ROOM: I’m excited to see what you’ll select from this years submissions. Let’s talk about your latest release, Make the World New. What does the title mean to you?

LA: Well the title comes from a poem, about the Nicaraguan Revolution at the time that it happened, and how each of us can make our world new, wherever we are.  Whether it’s writing or something else. The world needs to be remade, it needs to be made new and I think that’s part of the function of art in general—to keep making the world new.

The collection includes two decades of work, and some that was not yet published. There’s almost everything in that collection. It’s almost like a little world in itself. It’s so many things in one place. .

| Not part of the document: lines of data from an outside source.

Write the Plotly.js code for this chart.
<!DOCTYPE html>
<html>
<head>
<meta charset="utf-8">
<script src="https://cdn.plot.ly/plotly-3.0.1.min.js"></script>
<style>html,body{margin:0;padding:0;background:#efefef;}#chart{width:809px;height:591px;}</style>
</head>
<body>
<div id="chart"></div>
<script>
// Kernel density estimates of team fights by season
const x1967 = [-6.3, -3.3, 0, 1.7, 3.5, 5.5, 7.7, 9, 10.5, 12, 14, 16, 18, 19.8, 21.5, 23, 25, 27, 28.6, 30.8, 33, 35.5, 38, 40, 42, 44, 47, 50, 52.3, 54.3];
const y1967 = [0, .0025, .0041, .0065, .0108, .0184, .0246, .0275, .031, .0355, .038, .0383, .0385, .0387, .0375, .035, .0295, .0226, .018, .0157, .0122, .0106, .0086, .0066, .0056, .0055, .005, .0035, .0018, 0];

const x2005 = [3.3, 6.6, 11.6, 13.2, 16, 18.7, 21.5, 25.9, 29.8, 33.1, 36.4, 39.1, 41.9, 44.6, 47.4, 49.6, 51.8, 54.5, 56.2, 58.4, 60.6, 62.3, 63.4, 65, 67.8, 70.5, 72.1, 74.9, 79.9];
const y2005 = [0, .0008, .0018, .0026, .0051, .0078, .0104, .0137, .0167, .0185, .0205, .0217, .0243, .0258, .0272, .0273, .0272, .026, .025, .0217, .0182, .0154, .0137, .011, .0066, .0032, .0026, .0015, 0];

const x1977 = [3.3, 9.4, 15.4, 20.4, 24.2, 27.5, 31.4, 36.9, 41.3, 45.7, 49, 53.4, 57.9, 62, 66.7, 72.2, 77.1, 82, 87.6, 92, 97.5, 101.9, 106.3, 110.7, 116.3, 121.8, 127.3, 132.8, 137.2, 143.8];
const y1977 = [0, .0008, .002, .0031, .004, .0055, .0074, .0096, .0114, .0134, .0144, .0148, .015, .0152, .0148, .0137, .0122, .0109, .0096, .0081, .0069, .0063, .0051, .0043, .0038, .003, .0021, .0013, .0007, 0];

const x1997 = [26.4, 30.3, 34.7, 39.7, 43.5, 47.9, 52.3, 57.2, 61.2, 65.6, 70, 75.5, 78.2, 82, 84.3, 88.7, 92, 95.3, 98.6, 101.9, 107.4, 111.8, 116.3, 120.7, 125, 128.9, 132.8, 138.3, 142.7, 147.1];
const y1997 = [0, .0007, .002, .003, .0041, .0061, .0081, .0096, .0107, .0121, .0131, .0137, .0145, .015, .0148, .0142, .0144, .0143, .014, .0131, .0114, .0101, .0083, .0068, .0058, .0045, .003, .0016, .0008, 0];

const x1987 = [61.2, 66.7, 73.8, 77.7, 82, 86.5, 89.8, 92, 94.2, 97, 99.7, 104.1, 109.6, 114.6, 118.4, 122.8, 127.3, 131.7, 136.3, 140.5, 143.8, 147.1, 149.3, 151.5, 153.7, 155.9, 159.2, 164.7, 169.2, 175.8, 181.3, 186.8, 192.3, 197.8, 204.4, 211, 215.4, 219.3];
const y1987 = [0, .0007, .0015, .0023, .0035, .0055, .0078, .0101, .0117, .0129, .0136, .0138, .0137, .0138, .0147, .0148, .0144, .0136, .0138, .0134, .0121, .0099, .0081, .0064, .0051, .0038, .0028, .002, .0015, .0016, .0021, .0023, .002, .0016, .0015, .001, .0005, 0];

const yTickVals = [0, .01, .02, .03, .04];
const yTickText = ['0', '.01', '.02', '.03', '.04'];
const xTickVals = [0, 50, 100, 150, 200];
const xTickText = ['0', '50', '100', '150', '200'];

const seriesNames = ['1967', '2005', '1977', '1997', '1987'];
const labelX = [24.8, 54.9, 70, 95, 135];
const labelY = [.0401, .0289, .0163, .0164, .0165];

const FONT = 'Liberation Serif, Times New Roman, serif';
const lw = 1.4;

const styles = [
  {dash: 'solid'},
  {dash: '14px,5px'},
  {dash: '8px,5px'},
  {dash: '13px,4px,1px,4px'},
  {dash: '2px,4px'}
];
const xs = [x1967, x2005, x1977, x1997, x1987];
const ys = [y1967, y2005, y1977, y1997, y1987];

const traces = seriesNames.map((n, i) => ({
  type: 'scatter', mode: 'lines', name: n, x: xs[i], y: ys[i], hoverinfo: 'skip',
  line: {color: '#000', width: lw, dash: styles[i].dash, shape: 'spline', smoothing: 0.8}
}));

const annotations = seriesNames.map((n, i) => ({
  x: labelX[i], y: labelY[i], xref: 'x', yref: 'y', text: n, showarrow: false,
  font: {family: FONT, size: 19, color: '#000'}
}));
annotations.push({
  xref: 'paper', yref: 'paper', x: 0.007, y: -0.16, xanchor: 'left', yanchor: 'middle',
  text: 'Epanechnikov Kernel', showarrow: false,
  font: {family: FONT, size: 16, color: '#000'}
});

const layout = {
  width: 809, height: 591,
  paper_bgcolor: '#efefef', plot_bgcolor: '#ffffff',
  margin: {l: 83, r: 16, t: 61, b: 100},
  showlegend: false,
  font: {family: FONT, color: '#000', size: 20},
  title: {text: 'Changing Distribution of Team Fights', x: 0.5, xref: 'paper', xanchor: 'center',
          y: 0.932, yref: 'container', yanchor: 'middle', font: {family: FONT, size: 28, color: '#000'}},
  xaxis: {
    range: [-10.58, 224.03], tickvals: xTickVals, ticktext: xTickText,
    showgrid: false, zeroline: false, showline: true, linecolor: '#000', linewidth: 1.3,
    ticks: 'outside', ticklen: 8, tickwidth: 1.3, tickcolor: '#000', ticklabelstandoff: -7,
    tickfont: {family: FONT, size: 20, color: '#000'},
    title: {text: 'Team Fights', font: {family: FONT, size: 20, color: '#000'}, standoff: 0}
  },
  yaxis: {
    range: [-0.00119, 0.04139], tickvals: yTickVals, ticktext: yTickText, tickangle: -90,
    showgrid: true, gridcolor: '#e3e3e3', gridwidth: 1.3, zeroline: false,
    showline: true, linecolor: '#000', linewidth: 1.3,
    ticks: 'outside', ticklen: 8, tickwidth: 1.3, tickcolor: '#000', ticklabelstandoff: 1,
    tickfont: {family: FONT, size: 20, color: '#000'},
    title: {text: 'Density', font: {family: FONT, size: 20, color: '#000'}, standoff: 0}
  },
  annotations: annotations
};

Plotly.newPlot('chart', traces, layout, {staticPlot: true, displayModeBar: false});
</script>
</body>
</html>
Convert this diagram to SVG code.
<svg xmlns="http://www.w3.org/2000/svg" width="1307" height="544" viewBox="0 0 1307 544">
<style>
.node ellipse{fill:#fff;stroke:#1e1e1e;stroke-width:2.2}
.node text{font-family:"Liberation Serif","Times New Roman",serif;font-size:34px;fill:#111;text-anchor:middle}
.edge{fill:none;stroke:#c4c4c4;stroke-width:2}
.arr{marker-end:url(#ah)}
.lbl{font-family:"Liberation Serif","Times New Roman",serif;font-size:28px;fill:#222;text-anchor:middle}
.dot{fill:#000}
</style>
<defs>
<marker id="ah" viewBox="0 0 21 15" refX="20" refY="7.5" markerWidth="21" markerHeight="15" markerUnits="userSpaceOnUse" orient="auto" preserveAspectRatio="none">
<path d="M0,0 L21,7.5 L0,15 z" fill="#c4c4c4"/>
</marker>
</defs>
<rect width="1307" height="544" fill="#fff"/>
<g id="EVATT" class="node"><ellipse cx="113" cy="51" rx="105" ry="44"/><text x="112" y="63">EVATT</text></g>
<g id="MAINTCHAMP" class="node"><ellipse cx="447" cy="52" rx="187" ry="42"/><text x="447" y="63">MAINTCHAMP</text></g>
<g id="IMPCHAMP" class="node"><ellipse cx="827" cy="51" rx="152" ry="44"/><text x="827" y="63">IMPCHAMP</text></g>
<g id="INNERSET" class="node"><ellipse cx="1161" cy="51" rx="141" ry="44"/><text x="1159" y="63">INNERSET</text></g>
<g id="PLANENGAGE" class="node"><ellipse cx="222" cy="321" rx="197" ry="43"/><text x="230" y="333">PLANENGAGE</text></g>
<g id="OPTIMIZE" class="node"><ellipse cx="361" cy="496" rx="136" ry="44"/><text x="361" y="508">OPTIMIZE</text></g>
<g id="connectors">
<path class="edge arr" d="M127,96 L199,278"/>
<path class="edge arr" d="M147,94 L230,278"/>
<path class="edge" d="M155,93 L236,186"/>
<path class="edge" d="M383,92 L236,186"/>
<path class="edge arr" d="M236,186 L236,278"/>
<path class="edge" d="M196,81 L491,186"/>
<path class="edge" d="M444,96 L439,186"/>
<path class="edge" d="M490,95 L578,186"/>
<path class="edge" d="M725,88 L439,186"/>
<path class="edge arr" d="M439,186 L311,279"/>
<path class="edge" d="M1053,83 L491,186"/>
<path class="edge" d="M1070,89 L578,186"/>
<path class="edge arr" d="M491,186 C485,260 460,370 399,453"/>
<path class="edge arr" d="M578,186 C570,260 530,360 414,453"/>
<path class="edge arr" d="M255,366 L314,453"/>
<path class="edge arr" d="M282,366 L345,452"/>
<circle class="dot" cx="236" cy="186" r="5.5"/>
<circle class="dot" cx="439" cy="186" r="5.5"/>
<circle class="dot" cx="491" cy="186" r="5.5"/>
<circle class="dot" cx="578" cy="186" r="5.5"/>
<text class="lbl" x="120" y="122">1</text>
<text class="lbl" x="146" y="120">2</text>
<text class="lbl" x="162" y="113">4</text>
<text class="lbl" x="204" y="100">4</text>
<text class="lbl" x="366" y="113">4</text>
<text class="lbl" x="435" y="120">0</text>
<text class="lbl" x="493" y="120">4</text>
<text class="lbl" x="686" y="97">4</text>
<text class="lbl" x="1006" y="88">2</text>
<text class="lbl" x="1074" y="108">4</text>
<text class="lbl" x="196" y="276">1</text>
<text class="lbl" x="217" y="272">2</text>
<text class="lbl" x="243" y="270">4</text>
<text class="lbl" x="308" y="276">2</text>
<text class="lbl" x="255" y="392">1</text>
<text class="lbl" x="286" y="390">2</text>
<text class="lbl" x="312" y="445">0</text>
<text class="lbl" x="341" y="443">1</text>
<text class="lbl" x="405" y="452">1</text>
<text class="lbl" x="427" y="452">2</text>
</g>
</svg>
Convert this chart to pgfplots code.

I worked closely with the  editor for the collection, Ronald Cummings, and he did a really good job. He had a good sense of genealogy, not just in my own trajectory but in terms of a Jamaican perspective in transnational Canada. 

ROOM: That must have been beautiful to curate your work, to decide how the pieces speak to each other over time and to this present moment. I have one final question for you. What are your top five materials that you come back to—books, albums, images? 

LA: I’m pretty eclectic. I have favourite books but I don’t go back to anything because there’s just so much to look at. I listen to Cuban music, soul and funk music. A lot of reggae. Not so much the contemporary stuff. I gave away a couple thousand books a few years ago. There are books and authors that have influenced me. Eduardo Galeano. My favourite, favourite book that I’ve probably grown out of—Annie John [Jamaica Kincaid]. There’s a whole lot of people I love to read. Lee Maracle. Small Island by Andrea Levy. I love to see new voices. I love a lot of Indigenous writing that is coming out. 

ROOM: Is there anything else that you would like us to know?

LA: One thing—writing is so important when you take it up. But people should feel inspired. Whether you want to create poems, stories, recordings or to do stage productions  or podcasts. Just love writing and keep doing it no matter what. Keep learning. Make it your companion in life.